### WHAT IS ASKED
Starting at the top of the listing, extract every line up to and including the one with "from matplotlib.patches import Rectangle". Pictures stay out of the copy.

### GIVEN MATERIAL
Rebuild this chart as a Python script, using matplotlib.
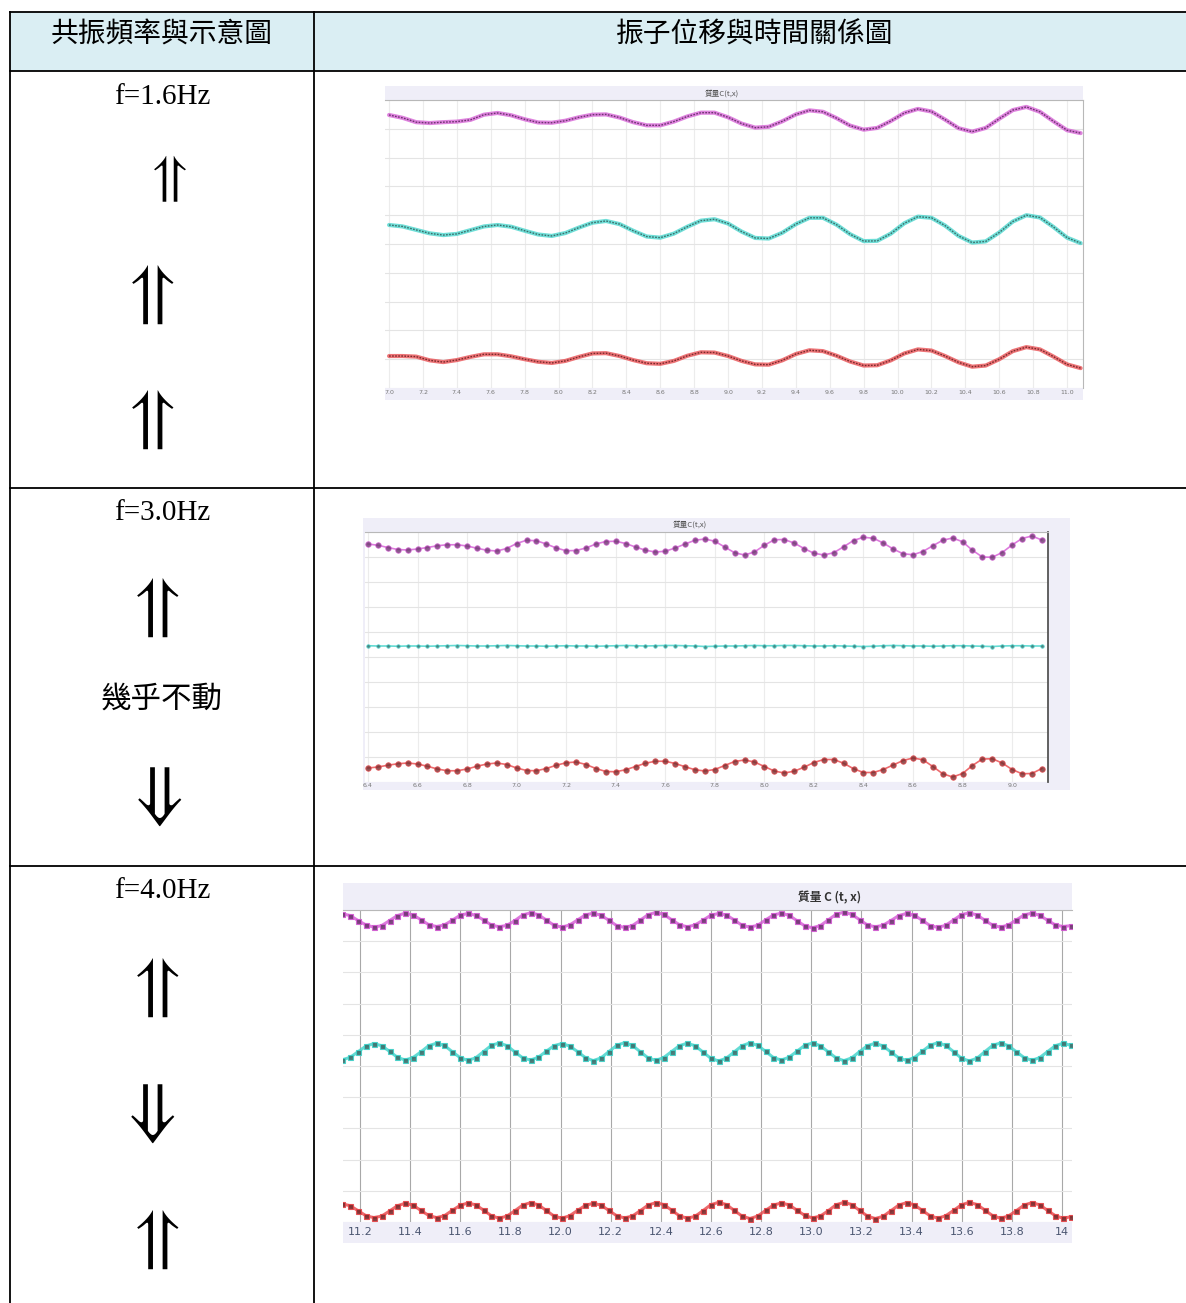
import numpy as np
import matplotlib
matplotlib.use("Agg")
from matplotlib import pyplot as plt
from matplotlib.patches import Rectangle

# table text
header_left = "共振頻率與示意圖"
header_right = "振子位移與時間關係圖"
freq_labels = ["f=1.6Hz", "f=3.0Hz", "f=4.0Hz"]
row_marks = [["⥣", "⥣", "⥣"], ["⥣", "幾乎不動", "⇓"], ["⥣", "⇓", "⥣"]]
chart_titles = ["質量C(t,x)", "質量C(t,x)", "質量 C (t, x)"]

# chart 1, f = 1.6 Hz (t in s, sampled every 0.08 s)
t1 = np.round(7.0 + 0.08 * np.arange(52), 2)
top1 = [9.48, 9.38, 9.23, 9.20, 9.23, 9.25, 9.31, 9.49, 9.55, 9.47,
        9.33, 9.22, 9.21, 9.28, 9.40, 9.49, 9.50, 9.39, 9.23, 9.12,
        9.12, 9.25, 9.43, 9.56, 9.56, 9.40, 9.18, 9.04, 9.07, 9.26,
        9.50, 9.64, 9.59, 9.37, 9.11, 8.97, 9.03, 9.27, 9.55, 9.69,
        9.60, 9.32, 9.02, 8.90, 9.03, 9.35, 9.65, 9.76, 9.59, 9.26,
        8.95, 8.85]
mid1 = [5.66, 5.61, 5.49, 5.37, 5.31, 5.35, 5.48, 5.61, 5.66, 5.60,
        5.46, 5.33, 5.28, 5.38, 5.57, 5.74, 5.80, 5.69, 5.46, 5.26,
        5.22, 5.36, 5.60, 5.81, 5.86, 5.71, 5.43, 5.21, 5.19, 5.39,
        5.69, 5.91, 5.91, 5.67, 5.34, 5.10, 5.11, 5.36, 5.72, 5.95,
        5.91, 5.64, 5.28, 5.05, 5.09, 5.40, 5.78, 6.00, 5.92, 5.59,
        5.22, 5.03]
bot1 = [1.11, 1.11, 1.09, 0.96, 0.90, 0.97, 1.08, 1.17, 1.17, 1.10,
        1.00, 0.91, 0.87, 0.94, 1.08, 1.20, 1.21, 1.11, 0.97, 0.86,
        0.84, 0.94, 1.12, 1.24, 1.23, 1.11, 0.94, 0.82, 0.81, 0.96,
        1.18, 1.31, 1.28, 1.12, 0.92, 0.78, 0.79, 0.96, 1.20, 1.34,
        1.30, 1.11, 0.89, 0.74, 0.78, 1.00, 1.28, 1.42, 1.34, 1.09,
        0.82, 0.69]

# chart 2, f = 3.0 Hz (sampled every 0.04 s)
t2 = np.round(6.4 + 0.04 * np.arange(69), 2)
top2 = [9.52, 9.47, 9.38, 9.30, 9.28, 9.32, 9.38, 9.45, 9.49, 9.49,
        9.44, 9.35, 9.27, 9.24, 9.34, 9.54, 9.67, 9.65, 9.52, 9.36,
        9.25, 9.26, 9.36, 9.52, 9.62, 9.63, 9.54, 9.40, 9.27, 9.20,
        9.23, 9.36, 9.52, 9.67, 9.72, 9.63, 9.40, 9.17, 9.08, 9.20,
        9.47, 9.69, 9.70, 9.56, 9.34, 9.15, 9.08, 9.17, 9.41, 9.66,
        9.79, 9.75, 9.56, 9.32, 9.13, 9.09, 9.22, 9.45, 9.67, 9.76,
        9.61, 9.27, 9.00, 8.99, 9.18, 9.48, 9.74, 9.84, 9.68]
mid2 = [5.45, 5.44, 5.44, 5.43, 5.44, 5.44, 5.43, 5.44, 5.45, 5.46,
        5.45, 5.44, 5.44, 5.45, 5.46, 5.45, 5.44, 5.44, 5.43, 5.44,
        5.45, 5.44, 5.44, 5.43, 5.44, 5.45, 5.46, 5.45, 5.44, 5.45,
        5.46, 5.46, 5.45, 5.44, 5.42, 5.43, 5.44, 5.44, 5.45, 5.46,
        5.45, 5.45, 5.46, 5.46, 5.45, 5.44, 5.44, 5.45, 5.44, 5.43,
        5.42, 5.43, 5.45, 5.46, 5.45, 5.44, 5.44, 5.43, 5.44, 5.45,
        5.45, 5.44, 5.43, 5.42, 5.44, 5.45, 5.45, 5.44, 5.44]
bot2 = [0.56, 0.60, 0.67, 0.73, 0.76, 0.72, 0.63, 0.52, 0.45, 0.45,
        0.52, 0.63, 0.72, 0.76, 0.70, 0.56, 0.46, 0.45, 0.54, 0.67,
        0.77, 0.80, 0.70, 0.54, 0.42, 0.41, 0.49, 0.62, 0.75, 0.83,
        0.83, 0.74, 0.61, 0.49, 0.44, 0.50, 0.66, 0.82, 0.88, 0.80,
        0.62, 0.44, 0.36, 0.43, 0.59, 0.78, 0.90, 0.90, 0.75, 0.53,
        0.38, 0.38, 0.50, 0.68, 0.86, 0.96, 0.89, 0.62, 0.33, 0.20,
        0.34, 0.66, 0.92, 0.93, 0.76, 0.50, 0.33, 0.34, 0.54]

# chart 3, f = 4.0 Hz (sampled every 1/32 s)
t3 = 11.13 + 0.03125 * np.arange(94)
top3 = [9.88, 9.82, 9.66, 9.52, 9.45, 9.50, 9.66, 9.82,
        9.90, 9.84, 9.69, 9.53, 9.47, 9.52, 9.67, 9.83,
        9.89, 9.83, 9.68, 9.52, 9.46, 9.51, 9.66, 9.84,
        9.91, 9.85, 9.68, 9.51, 9.45, 9.52, 9.68, 9.84,
        9.90, 9.83, 9.67, 9.50, 9.44, 9.50, 9.67, 9.85,
        9.92, 9.86, 9.69, 9.53, 9.46, 9.52, 9.67, 9.83,
        9.89, 9.84, 9.68, 9.51, 9.45, 9.51, 9.68, 9.84,
        9.90, 9.83, 9.66, 9.49, 9.43, 9.50, 9.68, 9.86,
        9.93, 9.86, 9.69, 9.52, 9.46, 9.51, 9.66, 9.82,
        9.89, 9.83, 9.67, 9.50, 9.44, 9.51, 9.68, 9.85,
        9.91, 9.84, 9.67, 9.51, 9.45, 9.52, 9.68, 9.84,
        9.90, 9.83, 9.67, 9.52, 9.47, 9.50]
mid3 = [5.20, 5.28, 5.46, 5.64, 5.72, 5.65, 5.47, 5.28,
        5.19, 5.27, 5.45, 5.65, 5.73, 5.66, 5.46, 5.27,
        5.18, 5.26, 5.46, 5.66, 5.74, 5.65, 5.45, 5.26,
        5.19, 5.28, 5.47, 5.65, 5.72, 5.64, 5.46, 5.27,
        5.17, 5.26, 5.46, 5.66, 5.75, 5.66, 5.46, 5.26,
        5.18, 5.27, 5.46, 5.65, 5.73, 5.65, 5.45, 5.25,
        5.16, 5.25, 5.45, 5.65, 5.74, 5.66, 5.47, 5.27,
        5.19, 5.28, 5.47, 5.66, 5.74, 5.65, 5.45, 5.26,
        5.17, 5.26, 5.46, 5.65, 5.73, 5.64, 5.45, 5.26,
        5.18, 5.27, 5.47, 5.66, 5.75, 5.66, 5.46, 5.25,
        5.16, 5.25, 5.46, 5.66, 5.74, 5.65, 5.46, 5.27,
        5.18, 5.27, 5.46, 5.65, 5.73, 5.66]
bot3 = [0.58, 0.52, 0.36, 0.20, 0.14, 0.19, 0.35, 0.52,
        0.60, 0.54, 0.37, 0.21, 0.14, 0.20, 0.37, 0.53,
        0.61, 0.55, 0.38, 0.20, 0.12, 0.19, 0.36, 0.54,
        0.62, 0.55, 0.37, 0.19, 0.12, 0.20, 0.37, 0.53,
        0.60, 0.54, 0.37, 0.20, 0.13, 0.19, 0.36, 0.54,
        0.62, 0.56, 0.38, 0.20, 0.12, 0.18, 0.36, 0.55,
        0.63, 0.56, 0.37, 0.19, 0.11, 0.19, 0.37, 0.54,
        0.61, 0.55, 0.38, 0.21, 0.13, 0.19, 0.36, 0.55,
        0.63, 0.56, 0.37, 0.19, 0.11, 0.18, 0.36, 0.54,
        0.62, 0.55, 0.37, 0.20, 0.12, 0.20, 0.37, 0.55,
        0.63, 0.56, 0.38, 0.20, 0.12, 0.19, 0.36, 0.54,
        0.62, 0.55, 0.37, 0.20, 0.12, 0.17]

# x tick labels of the three charts
ticks1 = [7.0 + 0.2 * i for i in range(21)]
labels1 = ["%.1f" % v for v in ticks1]
ticks2 = [6.4 + 0.2 * i for i in range(14)]
labels2 = ["%.1f" % v for v in ticks2]
ticks3 = [11.2 + 0.2 * i for i in range(15)]
labels3 = ["%.1f" % v for v in ticks3[:-1]] + ["14"]

W, H = 1186, 1303
CJK = ["Noto Sans CJK TC", "DejaVu Sans"]
SERIF = ["Liberation Serif", "DejaVu Serif"]
ARROWS = ["STIXGeneral", "STIXNonUnicode", "DejaVu Sans", "DejaVu Sans Mono"]
MAG, MAG_D = "#d45ad4", "#6e3470"
TEAL, TEAL_D = "#3fd3ca", "#3c6e6b"
RED, RED_D = "#e8464a", "#7a2a2c"
LAV = "#efeef8"

fig = plt.figure(figsize=(W / 100, H / 100), dpi=100)
bg = fig.add_axes([0, 0, 1, 1])
bg.set_xlim(0, W)
bg.set_ylim(H, 0)
bg.axis("off")


def px_axes(x0, y0, x1, y1):
    return fig.add_axes([x0 / W, 1 - y1 / H, (x1 - x0) / W, (y1 - y0) / H])


# table
bg.add_patch(Rectangle((10, 12), W - 10, 59, facecolor="#daeef3", edgecolor="none"))
lw = 1.3
bg.plot([10, W], [12, 12], color="black", lw=lw)
for y in [71, 488, 866]:
    bg.plot([10, W], [y, y], color="black", lw=lw)
bg.plot([10, 10], [12, H], color="black", lw=lw)
bg.plot([314, 314], [12, H], color="black", lw=lw)

bg.text(162, 35, header_left, family=CJK, fontsize=20, ha="center", va="center")
bg.text(755, 35, header_right, family=CJK, fontsize=20, ha="center", va="center")

freq_y = [97, 513, 891]
for lab, y in zip(freq_labels, freq_y):
    bg.text(162, y, lab, family=SERIF, fontsize=21, ha="center", va="center")

mark_pos = [[(170, 179), (153, 296), (153, 421)],
            [(158, 609), (162, 699), (160, 798)],
            [(158, 989), (153, 1115), (158, 1241)]]
for marks, pos in zip(row_marks, mark_pos):
    for m, (x, y) in zip(marks, pos):
        if len(m) > 1:
            bg.text(x, y, m, family=CJK, fontsize=22, ha="center", va="center")
        else:
            size = 40 if (x, y) == (170, 179) else 52
            bg.text(x, y, m, family=ARROWS, fontsize=size,
                    ha="center", va="center")


def setup(ax, xlim, ticks, labels, fsize, pad, lab_color, vgrid):
    ax.set_xlim(*xlim)
    ax.set_ylim(0, 10)
    ax.set_xticks(ticks)
    ax.set_xticklabels(labels, fontsize=fsize, color=lab_color)
    ax.set_yticks(range(11))
    ax.set_yticklabels([])
    ax.tick_params(length=0, pad=pad)
    ax.grid(axis="y", color="#e4e4e4", lw=0.8)
    ax.grid(axis="x", color=vgrid, lw=0.8)
    ax.set_axisbelow(True)
    for s in ["left", "bottom"]:
        ax.spines[s].set_visible(False)
    ax.spines["top"].set_color("#b8b8b8")
    ax.spines["right"].set_color("#b8b8b8")


# chart 1
bg.add_patch(Rectangle((385, 86), 698, 314, facecolor=LAV, edgecolor="none"))
bg.text(722, 94, chart_titles[0], family=CJK, fontsize=5.5, color="#555555",
        ha="center", va="center")
ax1 = px_axes(385, 100, 1083, 388)
setup(ax1, (6.976, 11.094), ticks1, labels1, 4.5, 1.5, "#777777", "#ececec")
for y, c, d in [(top1, MAG, MAG_D), (mid1, TEAL, TEAL_D), (bot1, RED, RED_D)]:
    ax1.plot(t1, y, color=c, lw=3, alpha=0.75, solid_capstyle="round")
    ax1.plot(t1, y, color=d, lw=1.0, ls=(0, (1.2, 1.0)))

# chart 2
bg.add_patch(Rectangle((363, 518), 707, 272, facecolor=LAV, edgecolor="none"))
bg.text(690, 525, chart_titles[1], family=CJK, fontsize=5.5, color="#555555",
        ha="center", va="center")
ax2 = px_axes(365, 532, 1048, 782)
setup(ax2, (6.388, 9.145), ticks2, labels2, 4.5, 1.0, "#777777", "#ececec")
ax2.spines["right"].set_color("#555555")
ax2.spines["right"].set_linewidth(1.3)
for y, c, d, ms in [(top2, MAG, MAG_D, 4.0), (mid2, TEAL, TEAL_D, 2.5),
                    (bot2, RED, RED_D, 4.0)]:
    ax2.plot(t2, y, color=c, lw=1.2, alpha=0.8)
    ax2.plot(t2, y, "o", ms=ms, mfc=d, mec=c, mew=0.6, alpha=0.8)

# chart 3
bg.add_patch(Rectangle((343, 883), 729, 360, facecolor=LAV, edgecolor="none"))
bg.text(830, 898, chart_titles[2], family=CJK, fontsize=8.5, color="#333333",
        fontweight="bold", ha="center", va="center")
ax3 = px_axes(343, 910, 1072, 1222)
setup(ax3, (11.132, 14.04), ticks3, labels3, 8, 3.5, "#4a5570", "#a8a8a8")
ax3.spines["right"].set_visible(False)
for y, c, d in [(top3, MAG, MAG_D), (mid3, TEAL, TEAL_D), (bot3, RED, RED_D)]:
    ax3.plot(t3, y, color=c, lw=2.2, alpha=0.8)
    ax3.plot(t3, y, "s", ms=3.6, mfc=d, mec=c, mew=0.8, alpha=0.9)

fig.savefig("out.png", dpi=100)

### TASK RESPONSE
Rebuild this chart as a Python script, using matplotlib.
import numpy as np
import matplotlib
matplotlib.use("Agg")
from matplotlib import pyplot as plt
from matplotlib.patches import Rectangle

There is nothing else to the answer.